## [COLLECTED DATA]
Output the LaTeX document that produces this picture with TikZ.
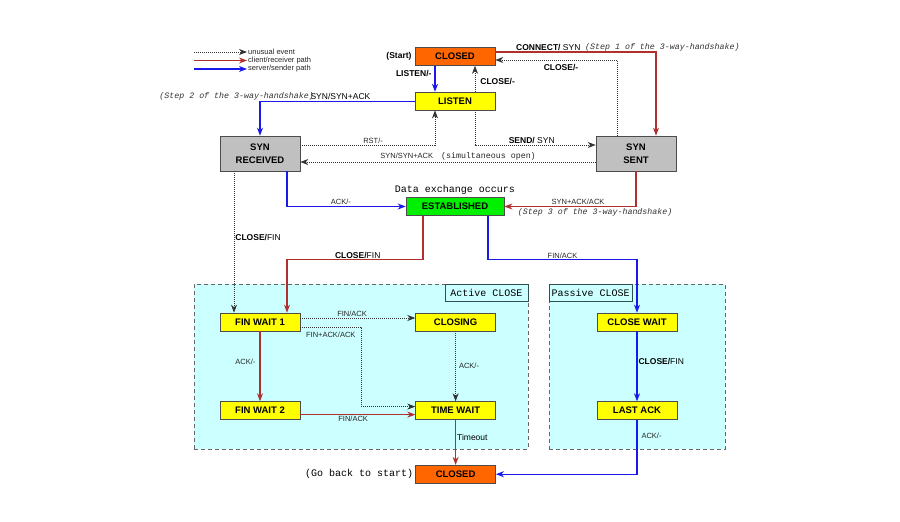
\documentclass[tikz,border=0pt]{standalone}
\usepackage{fontspec}
\setmainfont{Liberation Sans}
\setmonofont{Liberation Mono}
\usetikzlibrary{positioning,arrows.meta}
\definecolor{clientred}{RGB}{176,48,48}
\definecolor{serverblue}{RGB}{25,25,235}
\definecolor{closedorange}{RGB}{255,102,0}
\definecolor{stateyellow}{RGB}{255,255,0}
\definecolor{estgreen}{RGB}{0,240,0}
\definecolor{syngray}{RGB}{192,192,192}
\definecolor{zonecyan}{RGB}{204,255,255}
\definecolor{zoneedge}{RGB}{50,80,80}

\begin{document}
\begin{tikzpicture}[x=1pt, y=-1pt,
	>={Stealth[length=8pt,width=6pt,inset=2.5pt]},
	every node/.style={inner sep=1pt, text=black},
	state/.style={draw=black!70, line width=0.6pt,
				  minimum width=80pt, minimum height=18pt,
				  inner sep=0pt,
				  font=\bfseries\fontsize{9.5}{13}\selectfont
	},
	twoline/.style={state, minimum height=35pt, align=center},
	zone/.style={draw=black!60, dash pattern=on 4pt off 3pt, fill=zonecyan,
				 minimum height=165pt, inner sep=0pt},
	zonelabel/.style={draw=zoneedge, line width=0.7pt, fill=zonecyan,
					  minimum width=83pt, minimum height=17pt,
					  font=\ttfamily\fontsize{10}{12}\selectfont},
	unusual/.style={->, draw=black!80, line width=0.8pt, dash pattern=on 1pt off 1pt},
	client/.style={->, draw=clientred, line width=1.1pt},
	server/.style={->, draw=serverblue, line width=1.1pt},
	lbl/.style={font=\fontsize{7.5}{9}\selectfont, text=black!85},
	biglbl/.style={font=\fontsize{8.5}{10}\selectfont},
	steptext/.style={font=\ttfamily\itshape\fontsize{8.3}{10}\selectfont, text=black!80},
	tttext/.style={font=\ttfamily\fontsize{10}{12}\selectfont}
]
	\fill[white] (0,0) rectangle (900,522);

	\node (active) [zone, minimum width=334pt] at (361,366.5) {};
	\node (passive) [zone, minimum width=176pt] at (637,366.5) {};
	\node (activelbl) [zonelabel, anchor=north east] at (active.north east) {Active CLOSE};
	\node (passivelbl) [zonelabel, anchor=north west] at (passive.north west) {Passive CLOSE};

	\node (closed) [state, fill=closedorange] at (455,56.5) {CLOSED};
	\node (listen) [state, fill=stateyellow, below=26pt of closed] {LISTEN};
	\node (synrcvd) [twoline, fill=syngray] at (260,153.5) {SYN\\RECEIVED};
	\node (synsent) [twoline, fill=syngray] at (636,153.5) {SYN\\SENT};
	\node (established) [state, fill=estgreen, minimum width=98pt] at (455,206.5) {ESTABLISHED};
	\node (finwaitone) [state, fill=stateyellow] at (260,322) {FIN WAIT 1};
	\node (closing) [state, fill=stateyellow, right=115pt of finwaitone] {CLOSING};
	\node (finwaittwo) [state, fill=stateyellow, below=70pt of finwaitone] {FIN WAIT 2};
	\node (timewait) [state, fill=stateyellow, below=70pt of closing] {TIME WAIT};
	\node (closewait) [state, fill=stateyellow] at (637,322) {CLOSE WAIT};
	\node (lastack) [state, fill=stateyellow, below=70pt of closewait] {LAST ACK};
	\node (closedend) [state, fill=closedorange, below=45pt of timewait] {CLOSED};

	\node (start) [biglbl, left=2pt of closed] {\textbf{(Start)}};
	\node (gostart) [tttext, left=1pt of closedend] {(Go back to start)};
	\node (dataex) [tttext, above=1pt of established] {Data exchange occurs};

	\node (lgunusual) [lbl, anchor=west] at (247,52) {unusual event};
	\node (lgclient) [lbl, anchor=west] at (247,60.5) {client/receiver path};
	\node (lgserver) [lbl, anchor=west] at (247,69) {server/sender path};
	\coordinate (lgu) at (194,52);
	\coordinate (lgc) at (194,60.5);
	\coordinate (lgs) at (194,69);
	\draw[unusual] (lgu) -- (lgunusual);
	\draw[client] (lgc) -- (lgclient);
	\draw[server] (lgs) -- (lgserver);

	\draw[server] ([xshift=-20pt]closed.south) -- node[biglbl, left=2pt, pos=.29] {\textbf{LISTEN/-}} ([xshift=-20pt]listen.north);
	\draw[unusual] ([xshift=20pt]listen.north) -- node[biglbl, right=4pt, pos=.4] {\textbf{CLOSE/-}} ([xshift=20pt]closed.south);
	\draw[client] ([yshift=4.5pt]closed.east) -| node (connectlbl) [biglbl, above, pos=.165] {\textbf{CONNECT/} SYN} ([xshift=20pt]synsent.north);
	\node (stepone) [steptext, right=2pt of connectlbl] {(Step 1 of the 3-way-handshake)};
	\draw[unusual] ([xshift=-19pt]synsent.north) |- node[biglbl, below=3pt, pos=.73] {\textbf{CLOSE/-}} ([yshift=-3.5pt]closed.east);
	\draw[server] (listen.west) -| node (synacklbl) [biglbl, above, pos=.24] {SYN/SYN+ACK} (synrcvd.north);
	\node (steptwo) [steptext, left=-6pt of synacklbl] {(Step 2 of the 3-way-handshake)};
	\draw[unusual] ([yshift=8.5pt]synrcvd.east) -| node[lbl, above, pos=.27] {RST/-} ([xshift=-20pt]listen.south);
	\draw[unusual] ([xshift=20pt]listen.south) |- node[biglbl, above, pos=.735] {\textbf{SEND/} SYN} ([yshift=8.5pt]synsent.west);
	\draw[unusual] ([yshift=-8.5pt]synsent.west) -- node[lbl, above, pos=.466] {SYN/SYN+ACK\hspace{8pt}{\ttfamily\fontsize{8.3}{10}\selectfont(simultaneous open)}} ([yshift=-8.5pt]synrcvd.east);
	\draw[server] ([xshift=27pt]synrcvd.south) |- node[lbl, above, pos=.727] {ACK/-} (established.west);
	\draw[client] (synsent.south) |- node[lbl, above, pos=.72] {SYN+ACK/ACK} node[steptext, below, pos=.655] {(Step 3 of the 3-way-handshake)} (established.east);

	\draw[client] ([xshift=-32pt]established.south) -- ++(0,44) -| node[biglbl, above, pos=.24] {\textbf{CLOSE/}FIN} ([xshift=27pt]finwaitone.north);
	\draw[unusual] ([xshift=-26pt]synrcvd.south) -- node[biglbl, right, pos=.47] {\textbf{CLOSE/}FIN} ([xshift=-26pt]finwaitone.north);
	\draw[server] ([xshift=33pt]established.south) -- ++(0,44) -| node[lbl, above, pos=.25] {FIN/ACK} (closewait.north);

	\draw[unusual] ([yshift=4pt]finwaitone.east) -- node[lbl, above, pos=.45] {FIN/ACK} ([yshift=4pt]closing.west);
	\draw[unusual] ([yshift=-5pt]finwaitone.east) -- node[lbl, below=4pt] {FIN+ACK/ACK} ++(61,0) |- ([yshift=4pt]timewait.west);
	\draw[client] (finwaitone) -- node[lbl, left=3pt, pos=.44] {ACK/-} (finwaittwo);
	\draw[unusual] (closing) -- node[lbl, right=2pt, pos=.49] {ACK/-} (timewait);
	\draw[client] ([yshift=-4pt]finwaittwo.east) -- node[lbl, below, pos=.46] {FIN/ACK} ([yshift=-4pt]timewait.west);
	\draw[client] (timewait) -- node[biglbl, right, pos=.4] {Timeout} (closedend);
	\draw[server] (closewait) -- node[biglbl, right, pos=.43] {\textbf{CLOSE/}FIN} (lastack);
	\draw[server] (lastack) |- node[lbl, right=3pt, pos=.15] {ACK/-} (closedend);

\end{tikzpicture}
\end{document}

## [JOB]
Leave the pictures out and reproduce exactly the lines from the top of the listing above through the line with "(0,0) rectangle (900,522);".

## [EXPECTED ANSWER]
Output the LaTeX document that produces this picture with TikZ.
\documentclass[tikz,border=0pt]{standalone}
\usepackage{fontspec}
\setmainfont{Liberation Sans}
\setmonofont{Liberation Mono}
\usetikzlibrary{positioning,arrows.meta}
\definecolor{clientred}{RGB}{176,48,48}
\definecolor{serverblue}{RGB}{25,25,235}
\definecolor{closedorange}{RGB}{255,102,0}
\definecolor{stateyellow}{RGB}{255,255,0}
\definecolor{estgreen}{RGB}{0,240,0}
\definecolor{syngray}{RGB}{192,192,192}
\definecolor{zonecyan}{RGB}{204,255,255}
\definecolor{zoneedge}{RGB}{50,80,80}

\begin{document}
\begin{tikzpicture}[x=1pt, y=-1pt,
	>={Stealth[length=8pt,width=6pt,inset=2.5pt]},
	every node/.style={inner sep=1pt, text=black},
	state/.style={draw=black!70, line width=0.6pt,
				  minimum width=80pt, minimum height=18pt,
				  inner sep=0pt,
				  font=\bfseries\fontsize{9.5}{13}\selectfont
	},
	twoline/.style={state, minimum height=35pt, align=center},
	zone/.style={draw=black!60, dash pattern=on 4pt off 3pt, fill=zonecyan,
				 minimum height=165pt, inner sep=0pt},
	zonelabel/.style={draw=zoneedge, line width=0.7pt, fill=zonecyan,
					  minimum width=83pt, minimum height=17pt,
					  font=\ttfamily\fontsize{10}{12}\selectfont},
	unusual/.style={->, draw=black!80, line width=0.8pt, dash pattern=on 1pt off 1pt},
	client/.style={->, draw=clientred, line width=1.1pt},
	server/.style={->, draw=serverblue, line width=1.1pt},
	lbl/.style={font=\fontsize{7.5}{9}\selectfont, text=black!85},
	biglbl/.style={font=\fontsize{8.5}{10}\selectfont},
	steptext/.style={font=\ttfamily\itshape\fontsize{8.3}{10}\selectfont, text=black!80},
	tttext/.style={font=\ttfamily\fontsize{10}{12}\selectfont}
]
	\fill[white] (0,0) rectangle (900,522);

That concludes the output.